To determine if a relation is BCNF we examine it's functional dependencies.

It is in BCNF if for each FD X→Y, we either have

  • X→Y is a trivial functional dependency (Y ⊆ X)
  • X is a superkey for schema R.

The FDs are A→C, D→CB, AC→E. Let's start with the first FD A→C.

A→C is not trivial because C ∉ A. A→A is trivial dependency for instance.

Now is A→C a superkey?
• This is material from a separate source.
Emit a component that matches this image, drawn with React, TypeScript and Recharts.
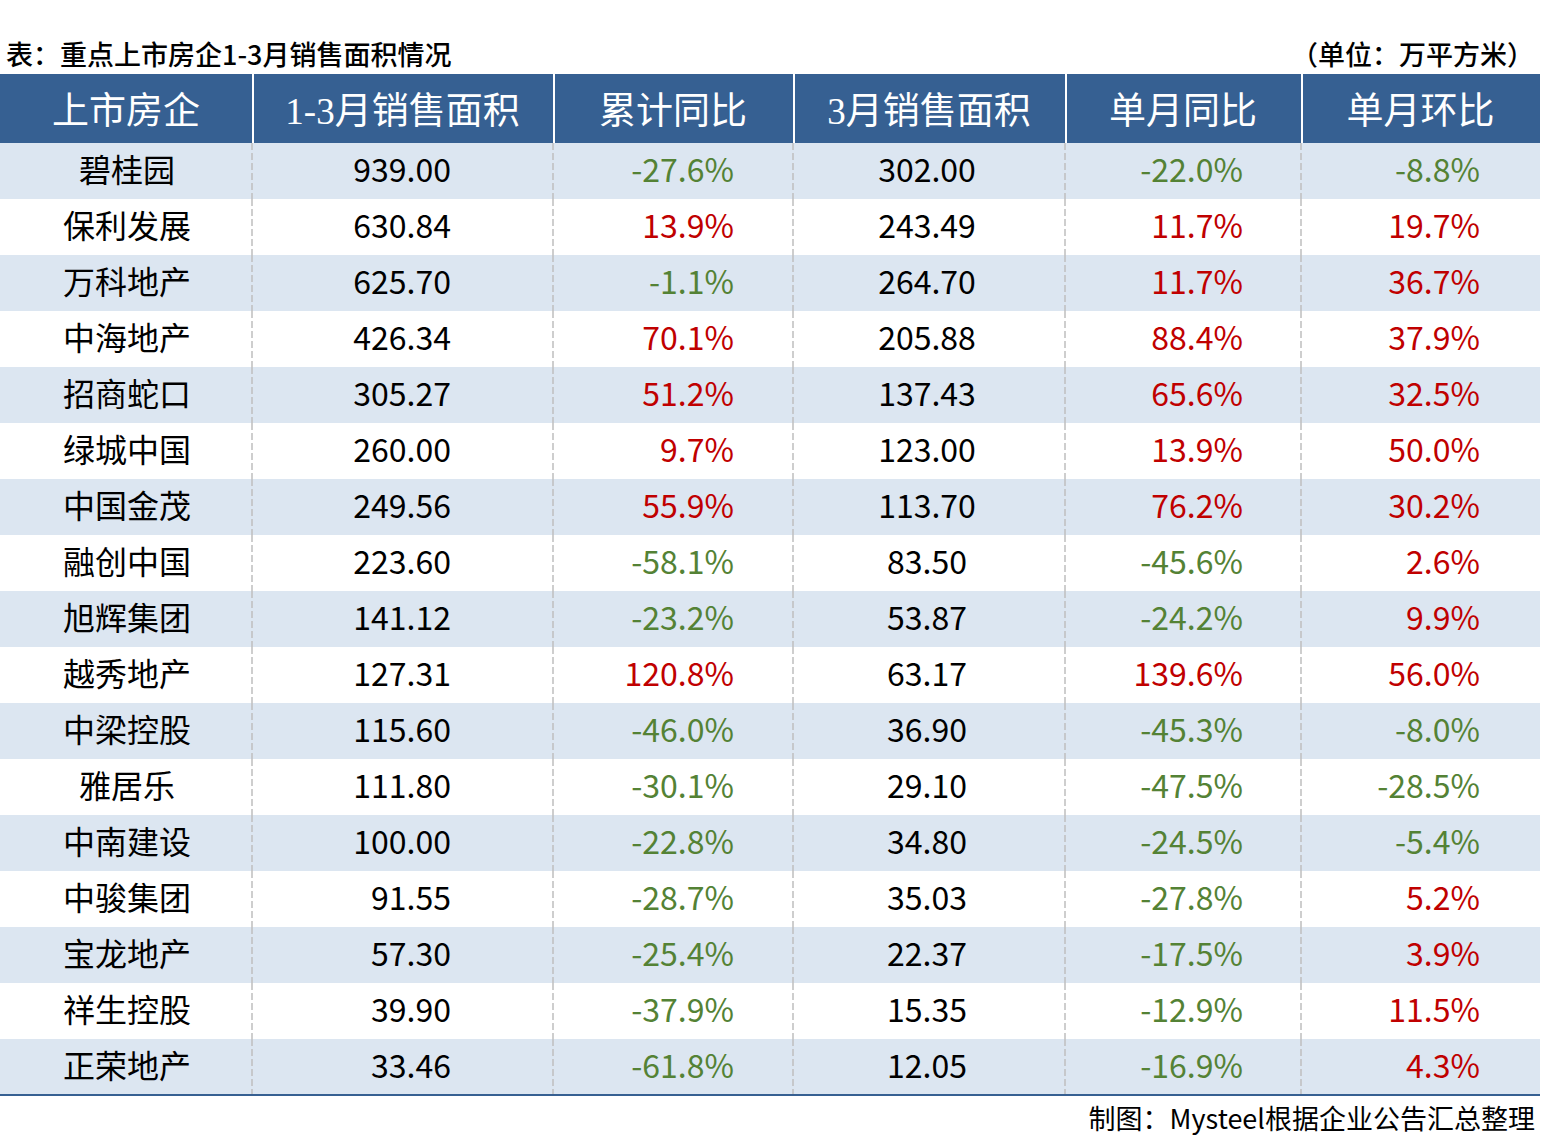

To check that we compute the closure of left hand side of the FD, in this case A. The closure is all elements logically implied by A. [A]+ = A ∪ C ∪ E = ACE or so we have A→ACE.

ACE is not a superkey, because it does contain all attributes of the relation.

So the relation is not in BCNF, because A→C is neither trivial or a superkey.

There are other violations of BCNF too. [D]+ = BCD which is not a superkey or trivial. [AC]+ = ACE which is not a superkey or trivial.

Hope this helps! I think everything is correct but I'm studying for finals right now and trying to learn a lot of this material as well.

다른 팁

Informally, you first identify all the candidate keys. Then you look at the arrows in the functional dependencies.

If every arrow is an arrow out of a candidate key, it's in BCNF.